Le souci, c’est que le personnage de Chewbacca, qui pilote le Faucon Millenium comme personne et tire plus vite que son ombre pistolaser au poing, risquait de brouiller le message. Va pour les Ewoks, improbable croisement entre Winnie L’Ourson et Thierry La Fronde, et si les enfants s’en amourachent au point de les réclamer comme doudous, ça ne peut pas faire de mal, raconte le journaliste Chris Taylor dans son livre How Star Wars Conquered The Universe.

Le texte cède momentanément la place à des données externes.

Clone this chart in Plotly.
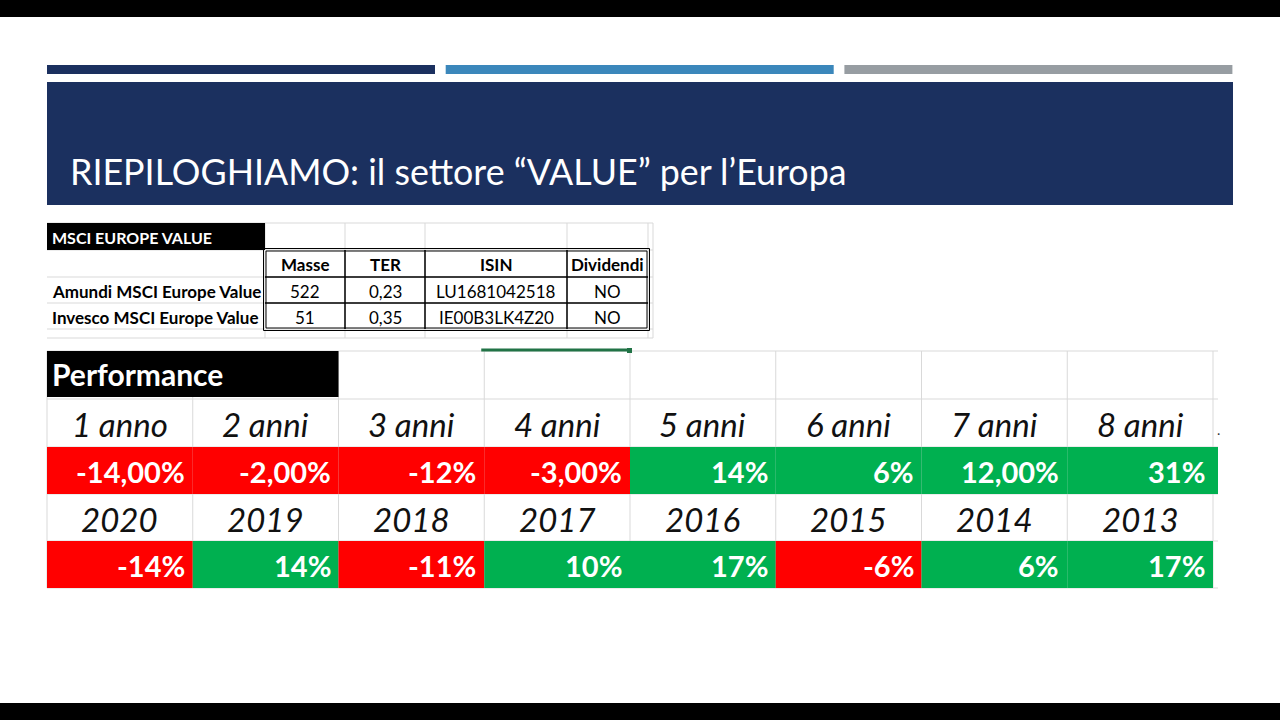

Les Ewoks, c’est le genre de personnage qui fait entrer le jeune public dans le film.Patrice Girodà franceinfo
Le succès au box-office et dans les magasins de jouets ne se fait pas attendre : George Lucas et ses équipes établissent dès lors la stratégie marketing toujours suivie aujourd’hui par les grandes majors. “Avant, on produisait des produits dérivés mais c’était quasiment à perte, et souvent avec retard par rapport à la sortie du film, uniquement pour continuer à faire vivre l’œuvre auprès du public”, indique Sébastien Durand, spécialiste de pop culture, qui a roulé sa bosse chez Disney. Tout change avec Le Retour du Jedi. “C’est le moment où les marchands de jouets ont pris les commandes de Lucasfilm”, attaque dans le Los Angeles Times Gary Kurtz, producteur des deux premiers volets, qui a quitté le navire Star Wars avant l’épisode VI.

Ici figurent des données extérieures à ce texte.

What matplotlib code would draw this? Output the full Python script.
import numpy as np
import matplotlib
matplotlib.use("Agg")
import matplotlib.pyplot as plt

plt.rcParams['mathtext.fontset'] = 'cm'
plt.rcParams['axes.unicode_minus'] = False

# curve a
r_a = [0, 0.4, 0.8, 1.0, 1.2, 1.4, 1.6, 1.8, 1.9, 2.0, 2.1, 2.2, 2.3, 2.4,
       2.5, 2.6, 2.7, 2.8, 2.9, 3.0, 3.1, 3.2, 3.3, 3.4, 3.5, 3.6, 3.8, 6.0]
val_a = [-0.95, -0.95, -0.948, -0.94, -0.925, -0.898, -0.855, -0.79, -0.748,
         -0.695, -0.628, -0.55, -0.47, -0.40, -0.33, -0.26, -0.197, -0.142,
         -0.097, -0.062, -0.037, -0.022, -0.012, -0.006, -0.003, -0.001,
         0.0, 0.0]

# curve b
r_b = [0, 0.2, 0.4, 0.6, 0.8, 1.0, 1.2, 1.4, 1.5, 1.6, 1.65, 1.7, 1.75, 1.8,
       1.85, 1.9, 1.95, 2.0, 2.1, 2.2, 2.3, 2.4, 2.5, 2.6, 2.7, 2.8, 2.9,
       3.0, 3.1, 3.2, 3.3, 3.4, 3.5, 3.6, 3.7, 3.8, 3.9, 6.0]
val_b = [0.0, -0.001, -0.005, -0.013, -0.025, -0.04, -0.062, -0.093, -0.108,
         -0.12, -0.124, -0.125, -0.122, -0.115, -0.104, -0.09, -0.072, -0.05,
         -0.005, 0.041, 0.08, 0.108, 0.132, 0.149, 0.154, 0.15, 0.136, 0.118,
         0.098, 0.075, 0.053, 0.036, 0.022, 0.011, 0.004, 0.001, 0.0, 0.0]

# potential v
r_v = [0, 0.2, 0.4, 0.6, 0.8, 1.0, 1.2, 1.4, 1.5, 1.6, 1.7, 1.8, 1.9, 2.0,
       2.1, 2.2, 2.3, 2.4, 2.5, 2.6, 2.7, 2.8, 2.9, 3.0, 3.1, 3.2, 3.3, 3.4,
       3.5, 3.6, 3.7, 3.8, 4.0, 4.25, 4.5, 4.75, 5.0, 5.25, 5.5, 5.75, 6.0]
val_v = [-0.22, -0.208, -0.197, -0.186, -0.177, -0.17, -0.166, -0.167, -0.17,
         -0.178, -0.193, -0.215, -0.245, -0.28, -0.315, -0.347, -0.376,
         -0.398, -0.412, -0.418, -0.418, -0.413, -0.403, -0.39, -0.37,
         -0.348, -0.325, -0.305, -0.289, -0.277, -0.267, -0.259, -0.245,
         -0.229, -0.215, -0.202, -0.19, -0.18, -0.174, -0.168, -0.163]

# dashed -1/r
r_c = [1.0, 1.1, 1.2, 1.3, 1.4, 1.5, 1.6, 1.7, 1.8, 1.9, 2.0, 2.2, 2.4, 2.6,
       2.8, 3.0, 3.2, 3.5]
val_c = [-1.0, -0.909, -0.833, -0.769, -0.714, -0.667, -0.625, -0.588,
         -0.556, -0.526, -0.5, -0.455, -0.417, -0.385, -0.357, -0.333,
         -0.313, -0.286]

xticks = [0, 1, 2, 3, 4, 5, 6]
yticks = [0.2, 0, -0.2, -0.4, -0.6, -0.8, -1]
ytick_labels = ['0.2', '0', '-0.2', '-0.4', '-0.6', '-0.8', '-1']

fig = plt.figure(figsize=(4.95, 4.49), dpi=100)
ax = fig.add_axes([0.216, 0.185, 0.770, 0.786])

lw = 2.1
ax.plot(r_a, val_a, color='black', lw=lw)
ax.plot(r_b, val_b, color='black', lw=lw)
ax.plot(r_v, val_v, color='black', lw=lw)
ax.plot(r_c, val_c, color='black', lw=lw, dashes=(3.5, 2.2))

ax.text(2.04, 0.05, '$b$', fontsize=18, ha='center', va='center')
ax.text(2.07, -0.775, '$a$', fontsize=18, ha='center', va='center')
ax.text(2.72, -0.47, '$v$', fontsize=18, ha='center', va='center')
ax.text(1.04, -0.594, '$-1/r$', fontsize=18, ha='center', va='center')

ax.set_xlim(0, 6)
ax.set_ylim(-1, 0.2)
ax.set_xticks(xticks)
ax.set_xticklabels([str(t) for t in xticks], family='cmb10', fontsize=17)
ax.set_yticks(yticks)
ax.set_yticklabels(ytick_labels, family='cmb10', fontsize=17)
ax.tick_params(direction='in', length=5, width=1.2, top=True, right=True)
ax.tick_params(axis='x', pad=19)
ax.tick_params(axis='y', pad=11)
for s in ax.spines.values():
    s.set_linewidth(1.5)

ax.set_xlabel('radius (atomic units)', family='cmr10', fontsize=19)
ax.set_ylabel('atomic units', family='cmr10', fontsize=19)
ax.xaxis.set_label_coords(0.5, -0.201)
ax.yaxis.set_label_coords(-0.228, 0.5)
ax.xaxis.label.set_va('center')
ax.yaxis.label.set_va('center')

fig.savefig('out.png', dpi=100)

De la rancœur mal placée, estime Patrice Girod : “Jamais George Lucas ne se serait fait imposer quoi que ce soit par les fabricants de jouets Mattel ou Hasbro. Tout ce qu’ils pouvaient faire, c’est piocher dans le catalogue de personnages pour fabriquer des produits dérivés, rien de plus.” Pour preuve, quand le fabricant de jouet Kenner propose à Lucas au milieu des années 1980 une série de dessins animés clé en main pour écouler de nouveaux personnages– juste assez différents pouvoir utiliser les mêmes moules de figurines – et faire vivre la poule aux œufs d’or, elle se voit opposer une fin de non-recevoir, raconte le site Comic Book Ressources. Les Ewoks, eux, connaîtront deux films, de multiples déclinaisons… et même une chanson signée Dorothée pour le public français.
Le bide de Jar Jar Binks
Quinze ans plus tard, les progrès des effets spéciaux incitent Georges Lucas à échafauder sa prélogie, racontant les origines du personnage de Dark Vador. Reste à inclure le jeune public qui n’a peut-être pas vu les premiers films. C’est là qu’intervient le personnage de Jar Jar Binks. L’horripilant Gungan modélisé par ordinateur se voulait un hommage à Dingo et aux pionniers du slapstick comme Buster Keaton, avec des gags visuels à gogo et des tics de langage pour détendre le jeune public entre deux combats de sabre laser.
Selon la légende, c’est le fils adoptif de George Lucas, Jett, qui a trouvé le nom et validé le choix de l’acteur. Las ! En quelques jours, la communauté des fans se déchaîne. L’acteur qui l’incarnait a récemment avoué avoir songé au suicide devant le déferlement de haine sur internet – et encore, les réseaux sociaux n’existaient pas en 1999, date de la sortie de La Menace fantôme.